Radioisotopes that are commonly found in Nature do not need to be concentrated or stored. Dilution to a concentration below the naturally found concentration and subsequent release into the environment is sufficient.
Chemical precipitation and flocculation
Using chemical agents, radioactive components come out of suspension in the form of solid flock or flakes and the clarifying chemicals used may be then filtered out from the suspension. The degree of separation is in this case relatively low and thus this chemical procedure is usually combined with other procedures.
Some liquid waste (e.g. tritium) is diluted to a concentration below the naturally occurring concentration and is then released into the environment.

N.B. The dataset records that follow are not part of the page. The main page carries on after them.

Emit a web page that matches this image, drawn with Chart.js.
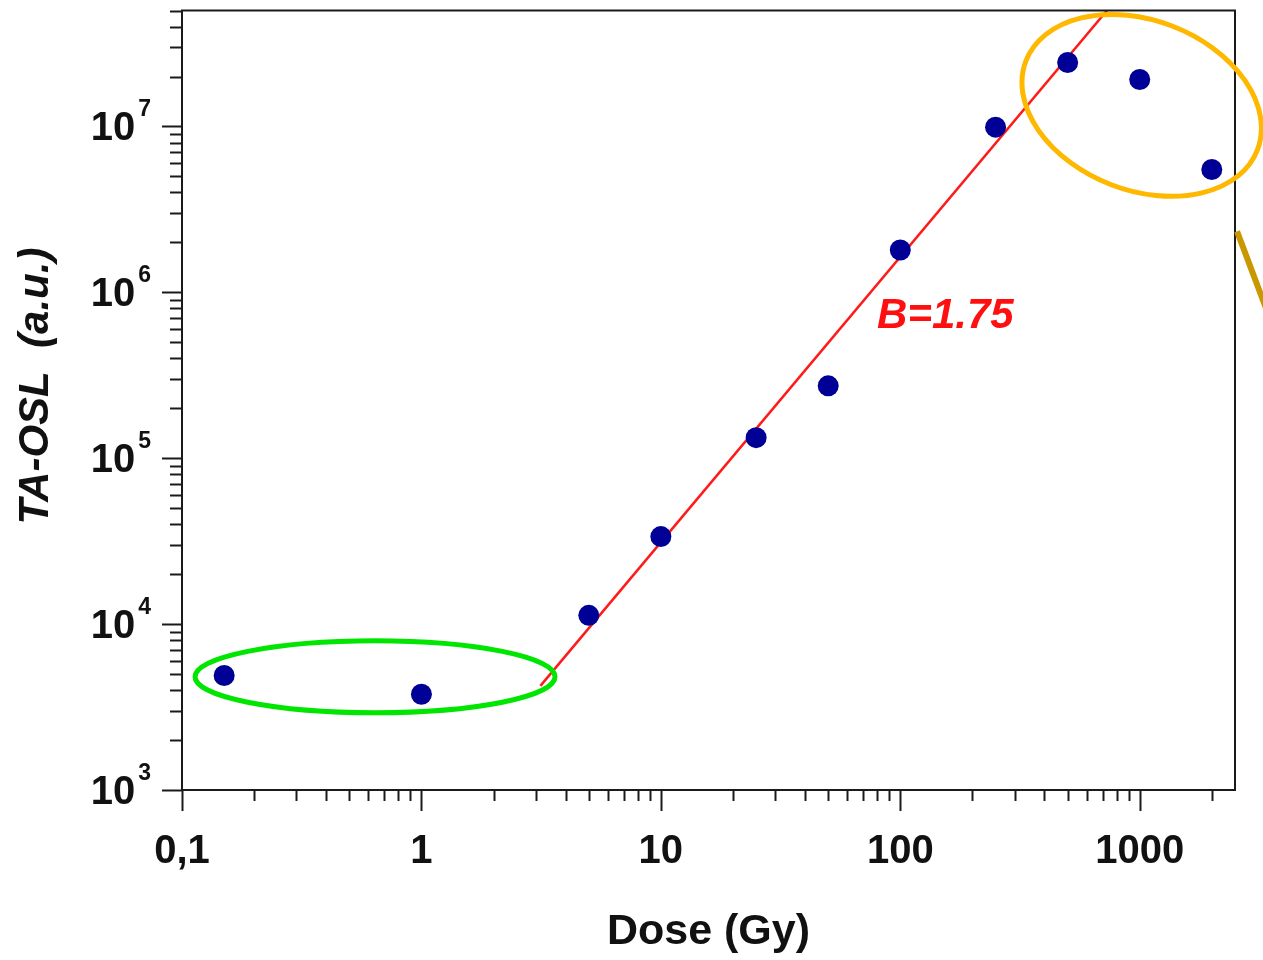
<!DOCTYPE html>
<html>
<head>
<meta charset="utf-8">
<title>TA-OSL vs Dose</title>
<script src="https://cdn.jsdelivr.net/npm/chart.js@4.4.1/dist/chart.umd.min.js"></script>
<style>
  html, body { margin: 0; padding: 0; background: #fff; }
  #wrap { width: 1263px; height: 960px; position: relative; }
</style>
</head>
<body>
<div id="wrap"><canvas id="oslChart"></canvas></div>
<script>
// --- Data ---
const doses = [0.15, 1, 5, 10, 25, 50, 100, 250, 500, 1000, 2000];
const signal = [4900, 3780, 11300, 33700, 133000, 273000, 1.8e6, 9.9e6, 2.43e7, 1.92e7, 5.5e6];

// fitted power law (B = 1.75), end points
const fitX = [3.14, 730];
const fitY = [4240, 5e7];
const fitLabel = 'B=1.75';
const fitLabelAt = [80, 7.2e5];

// axis ticks
const xTickValues = [0.1, 1, 10, 100, 1000];
const xTickLabels = ['0,1', '1', '10', '100', '1000'];
const yTickExps = [3, 4, 5, 6, 7];

// highlighted groups (centres in data units)
const lowGroupCentre = [0.64, 4810];
const highGroupCentre = [1019, 1.34e7];
const pointerFrom = [2550, 2.33e6];
const pointerTo = [3660, 5.85e5];

const FONT = '"Liberation Sans", Arial, Helvetica, sans-serif';

// Draws frame, ticks, labels and the hand-drawn style annotations
const decorPlugin = {
  id: 'decor',
  afterDatasetsDraw(chart) {
    const { ctx, chartArea: a, scales: { x, y } } = chart;
    ctx.save();

    // frame
    ctx.strokeStyle = '#1a1a1a';
    ctx.lineWidth = 2;
    ctx.strokeRect(a.left, a.top, a.right - a.left, a.bottom - a.top);

    // x ticks (outside, below)
    for (let d = -1; d <= 3; d++) {
      for (let m = 1; m <= 9; m++) {
        const v = m * Math.pow(10, d);
        if (v < x.min - 1e-9 || v > x.max) continue;
        const px = Math.round(x.getPixelForValue(v)) + 0.5;
        ctx.beginPath();
        ctx.moveTo(px, a.bottom);
        ctx.lineTo(px, a.bottom + (m === 1 ? 21 : 11));
        ctx.stroke();
      }
    }
    // y ticks (outside, left)
    for (let d = 3; d <= 7; d++) {
      for (let m = 1; m <= 9; m++) {
        const v = m * Math.pow(10, d);
        if (v < y.min - 1e-9 || v > y.max) continue;
        const py = Math.round(y.getPixelForValue(v)) + 0.5;
        ctx.beginPath();
        ctx.moveTo(a.left, py);
        ctx.lineTo(a.left - (m === 1 ? 20 : 12), py);
        ctx.stroke();
      }
    }

    // x tick labels
    ctx.fillStyle = '#111';
    ctx.font = 'bold 40px ' + FONT;
    ctx.textAlign = 'center';
    ctx.textBaseline = 'middle';
    xTickValues.forEach((v, i) => {
      ctx.fillText(xTickLabels[i], x.getPixelForValue(v), a.bottom + 62);
    });

    // y tick labels: 10 with superscript exponent
    yTickExps.forEach(e => {
      const py = y.getPixelForValue(Math.pow(10, e));
      const supRight = a.left - 31;
      ctx.font = 'bold 23px ' + FONT;
      const supW = ctx.measureText(String(e)).width;
      ctx.textAlign = 'left';
      ctx.textBaseline = 'alphabetic';
      ctx.fillText(String(e), supRight - supW, py - 10);
      ctx.font = 'bold 40px ' + FONT;
      ctx.textAlign = 'right';
      ctx.fillText('10', supRight - supW - 3, py + 14);
    });

    // axis titles
    ctx.font = 'bold 43px ' + FONT;
    ctx.textAlign = 'center';
    ctx.textBaseline = 'middle';
    ctx.fillText('Dose (Gy)', (a.left + a.right) / 2, 932);

    ctx.save();
    ctx.translate(36, 386);
    ctx.rotate(-Math.PI / 2);
    ctx.font = 'italic bold 42px ' + FONT;
    ctx.fillText('TA-OSL  (a.u.)', 0, 0);
    ctx.restore();

    // fit label
    ctx.fillStyle = '#ff1010';
    ctx.font = 'italic bold 42px ' + FONT;
    ctx.textAlign = 'left';
    ctx.textBaseline = 'middle';
    ctx.fillText(fitLabel, x.getPixelForValue(fitLabelAt[0]), y.getPixelForValue(fitLabelAt[1]));

    // green ellipse round the low-dose points
    ctx.lineWidth = 5;
    ctx.strokeStyle = '#00e600';
    ctx.beginPath();
    ctx.ellipse(x.getPixelForValue(lowGroupCentre[0]), y.getPixelForValue(lowGroupCentre[1]), 180, 36, 0, 0, Math.PI * 2);
    ctx.stroke();

    // orange ellipse round the saturated points
    ctx.strokeStyle = '#ffb800';
    ctx.beginPath();
    ctx.ellipse(x.getPixelForValue(highGroupCentre[0]), y.getPixelForValue(highGroupCentre[1]), 124, 85, 21 * Math.PI / 180, 0, Math.PI * 2);
    ctx.stroke();

    // pointer going off to the right
    ctx.strokeStyle = '#c99700';
    ctx.lineWidth = 6;
    ctx.beginPath();
    ctx.moveTo(x.getPixelForValue(pointerFrom[0]), y.getPixelForValue(pointerFrom[1]));
    ctx.lineTo(x.getPixelForValue(pointerTo[0]), y.getPixelForValue(pointerTo[1]));
    ctx.stroke();

    ctx.restore();
  }
};

const canvas = document.getElementById('oslChart');

new Chart(canvas, {
  type: 'scatter',
  data: {
    datasets: [
      {
        label: 'fit',
        data: fitX.map((v, i) => ({ x: v, y: fitY[i] })),
        showLine: true,
        borderColor: '#ff1a1a',
        borderWidth: 2.5,
        pointRadius: 0,
        order: 2
      },
      {
        label: 'TA-OSL',
        data: doses.map((v, i) => ({ x: v, y: signal[i] })),
        backgroundColor: '#000096',
        borderColor: '#000096',
        pointRadius: 10.5,
        borderWidth: 0,
        order: 1
      }
    ]
  },
  options: {
    responsive: true,
    maintainAspectRatio: false,
    animation: false,
    layout: { padding: { top: 9, right: 28, left: 0, bottom: 0 } },
    plugins: {
      legend: { display: false },
      tooltip: { enabled: false }
    },
    scales: {
      x: {
        type: 'logarithmic',
        min: 0.1,
        max: 2500,
        ticks: { display: false },
        grid: { display: false },
        border: { display: false },
        afterFit(scale) { scale.height = 170; }
      },
      y: {
        type: 'logarithmic',
        min: 1000,
        max: 5e7,
        ticks: { display: false },
        grid: { display: false },
        border: { display: false },
        afterFit(scale) { scale.width = 182; }
      }
    }
  },
  plugins: [decorPlugin]
});
</script>
</body>
</html>
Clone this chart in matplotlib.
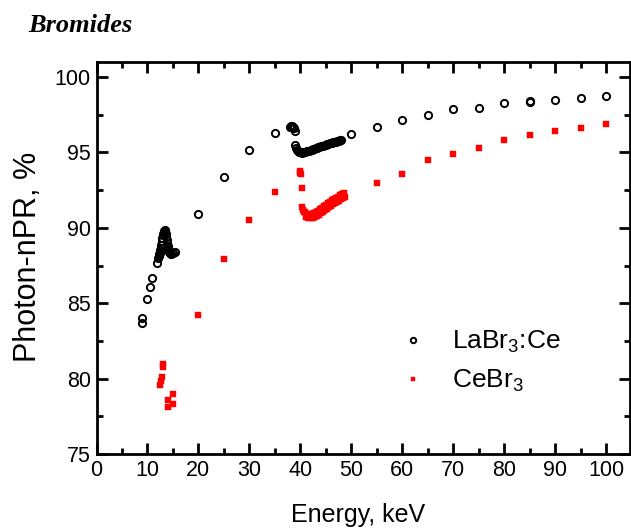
import matplotlib
matplotlib.use("Agg")
import matplotlib.pyplot as plt
from matplotlib.ticker import MultipleLocator

plt.rcParams['font.family'] = ['Liberation Sans', 'DejaVu Sans']
plt.rcParams['mathtext.fontset'] = 'custom'
plt.rcParams['mathtext.rm'] = 'Liberation Sans'
plt.rcParams['mathtext.it'] = 'Liberation Sans:italic'
plt.rcParams['mathtext.bf'] = 'Liberation Sans:bold'

# ---- data ----
la_energy = [9.0, 9.0, 10.0, 10.5, 10.9,
             11.9, 12.1, 12.2, 12.3, 12.4, 12.5, 12.6, 12.7, 12.8, 12.9, 13.0, 13.1, 13.2, 13.3, 13.4,
             13.5, 13.6, 13.7, 13.8, 13.9, 14.0, 14.1, 14.2, 14.3, 14.4, 14.5, 14.6, 14.7, 15.0, 15.5,
             20.0, 25.0, 30.0, 35.0,
             38.0, 38.2, 38.4, 38.6, 38.8, 38.9,
             39.0, 39.2, 39.4, 39.6, 39.8, 40.0, 40.25, 40.5, 40.75, 41.0, 41.25, 41.5, 41.75, 42.0,
             42.25, 42.5, 42.75, 43.0, 43.25, 43.5, 43.75, 44.0, 44.25, 44.5, 44.75, 45.0, 45.25, 45.5,
             45.75, 46.0, 46.25, 46.5, 46.75, 47.0, 47.25, 47.5, 47.75, 48.0,
             50.0, 55.0, 60.0, 65.0, 70.0, 75.0, 80.0, 85.0, 85.0, 90.0, 95.0, 100.0]
la_npr = [84.0, 83.7, 85.3, 86.1, 86.7,
          87.7, 88.0, 88.1, 88.25, 88.35, 88.5, 88.65, 88.85, 89.1, 89.35, 89.5, 89.6, 89.7, 89.8, 89.85,
          89.8, 89.6, 89.4, 89.2, 89.0, 88.8, 88.65, 88.5, 88.4, 88.35, 88.3, 88.25, 88.25, 88.3, 88.4,
          90.95, 93.4, 95.15, 96.3,
          96.7, 96.75, 96.75, 96.7, 96.6, 96.45,
          95.5, 95.3, 95.17, 95.08, 95.03, 95.0, 94.99, 95.0, 95.02, 95.04, 95.07, 95.1, 95.13, 95.16,
          95.19, 95.22, 95.25, 95.28, 95.31, 95.34, 95.37, 95.4, 95.43, 95.46, 95.49, 95.52, 95.55, 95.57,
          95.6, 95.62, 95.65, 95.67, 95.7, 95.72, 95.75, 95.77, 95.8, 95.82,
          96.2, 96.7, 97.15, 97.5, 97.86, 97.97, 98.28, 98.4, 98.35, 98.5, 98.6, 98.76]

ce_energy = [12.5, 12.6, 12.95, 13.0, 13.0, 14.0, 14.1, 15.0, 15.0,
             20.0, 25.0, 30.0, 35.0,
             39.9, 40.0, 40.1, 40.3,
             40.4, 40.6, 40.8, 41.0, 41.2, 41.4, 41.6, 41.8, 42.0, 42.2, 42.4, 42.6, 42.8, 43.0,
             43.2, 43.4, 43.6, 43.8, 44.0, 44.2, 44.4, 44.6, 44.8, 45.0, 45.2, 45.4, 45.6, 45.8, 46.0,
             46.2, 46.4, 46.6, 46.8, 47.0, 47.2, 47.4, 47.6, 47.8, 48.0, 48.2, 48.4, 48.6, 48.8,
             55.0, 60.0, 65.0, 70.0, 75.0, 80.0, 85.0, 90.0, 95.0, 100.0]
ce_npr = [79.55, 79.85, 80.1, 80.75, 81.0, 78.1, 78.6, 78.3, 79.0,
          84.25, 87.95, 90.55, 92.35,
          93.75, 93.65, 93.58, 92.66,
          91.4, 91.2, 91.05, 91.05, 90.7, 90.95, 90.63, 90.92, 90.62, 90.93, 90.65, 90.98, 90.71, 91.05,
          90.79, 91.13, 90.87, 91.22, 90.97, 91.32, 91.07, 91.42, 91.17, 91.52, 91.27, 91.62, 91.37, 91.72,
          91.47, 91.82, 91.57, 91.91, 91.65, 91.99, 91.73, 92.07, 91.81, 92.15, 91.89, 92.23, 91.97, 92.3,
          92.05,
          93.0, 93.6, 94.5, 94.92, 95.32, 95.82, 96.15, 96.4, 96.6, 96.9]

la_label = r"LaBr$_3$:Ce"
ce_label = r"CeBr$_3$"
x_label = "Energy, keV"
y_label = "Photon-nPR, %"
title = "Bromides"

fig = plt.figure(figsize=(6.31, 5.29), dpi=100)
ax = fig.add_axes([96.5 / 631, 1 - 454 / 529, (630 - 96.5) / 631, (454 - 62) / 529])

ax.plot(la_energy, la_npr, linestyle='none', marker='o', markersize=5.2, markerfacecolor='none',
        markeredgecolor='black', markeredgewidth=1.4, label=la_label, zorder=3)
ax.plot(ce_energy, ce_npr, linestyle='none', marker='s', markersize=4.4, markerfacecolor='red',
        markeredgecolor='red', markeredgewidth=0.3, label=ce_label, zorder=2)

ax.set_xlim(0, 104.7)
ax.set_ylim(75, 101)
ax.xaxis.set_major_locator(MultipleLocator(10))
ax.xaxis.set_minor_locator(MultipleLocator(5))
ax.yaxis.set_major_locator(MultipleLocator(5))
ax.yaxis.set_minor_locator(MultipleLocator(2.5))
ax.tick_params(which='both', direction='in', top=True, right=True, width=2, labelsize=15.5)
ax.tick_params(axis='x', pad=4)
ax.tick_params(axis='y', pad=4)
ax.tick_params(which='major', length=8)
ax.tick_params(which='minor', length=4)
for s in ax.spines.values():
    s.set_linewidth(2)

ax.set_xlabel(x_label, fontsize=18, va='center')
ax.xaxis.set_label_coords((358 - 96.5) / 533.5, -(515 - 454) / 392)
ax.set_ylabel(y_label, fontsize=22, va='center')
ax.yaxis.set_label_coords(-(96.5 - 28) / 533.5, (454 - 257) / 392)

fig.text(28 / 631, 1 - 25 / 529, title, fontsize=19, fontweight='bold', fontstyle='italic',
         family='Liberation Serif', va='center', ha='left')

leg = ax.legend(loc='upper left', bbox_to_anchor=(0.568, 0.319), frameon=False, fontsize=19,
                markerscale=0.75, handletextpad=1.0, labelspacing=0.49, handlelength=1.0,
                borderpad=0, borderaxespad=0)

fig.savefig("out.png", dpi=100)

The Processing of Gaseous Waste
A significant portion of radioactive gaseous waste has a short half-life (from nuclear plants, this include halogens, noble gases, tritium, carbon 14C, and iodine). The simplest processing procedure is to keep these gases in a suitable pool for a period of ten half-lives and release them into the atmosphere after they have decayed into non-radioactive products.
These gaseous releases may still contain solid particles (aerosols). These may be filtered out and subsequently handled as solid waste or the radioactive substances may be separated using ion exchangers or bind them chemically to solid matter.
The Processing of Solid Waste
The properties of some harmful substances require their isolation and adequate handling. For this purpose, hot chambers, remotely controlled by special manipulators, are used.
Pressing
The simplest procedure to increase the concentration of solid waste is pressing. Waste is often pressed into 200 liter barrels. If a method known as supercompaction is employed, the barrel itself is also compacted into a pellet. The volume is thus reduced by 80%. The handling of such compacted waste becomes easier.
Incineration
The waste may also be incinerated if feasible. The result is a homogeneous ash and a significant reduction in its volume. The gases released during incineration are collected and handled as radioactive waste.
Synrock (synthetic rock)
In 1978, a synthetic ceramic material, synrock, was developed. This material is capable of binding and immobilizing in its lattice almost all radioactive elements. Originally, synrock was made, to large extent, of titanium oxide (TiO2, rutile). Currently, there are many different forms of synrock made to match a given waste type that should be immobilized.
Fixation in solids
Non-combustible low-level solid waste is often pressed into ordinary 200-liter barrels. If the barrel containing waste is also pressed, the resulting super compact pellet may be then stored in a container and deposited in storage.
Solid waste is very often fixed in cement or bitumen. After processing, concentrated radioactive waste is fixed in a solid matrix and placed into steel, concrete, or copper flasks that are then deposited in a suitable repository.
Vitrification
This procedure is often used to handle the remains from the reprocessing of spent nuclear fuel but it could also be used for any crushed radioactive waste. The waste is mixed with glass-forming additives and melted at 1,200 °C to make silicone or borosilicate glass. Sometimes, the glass is coated with lead to improve its thermal conductivity. This glass is very durable and the waste is well fixed in it. Glass is one of the most resistant materials against leaching. Vitrification is thus a suitable procedure to process waste with a long half-life.
Pressing is the basic method of waste volume reduction; not only to process of regular waste, but it is also the simplest method to concentrate solid radioactive waste.
During vitrification, neutron absorbers (boron, gadolinium) are added to the reprocessed spent nuclear fuel in order to eliminate any possibility of the occurrence of a spontaneous initiation of a fission chain reaction in the concentrated nuclear material.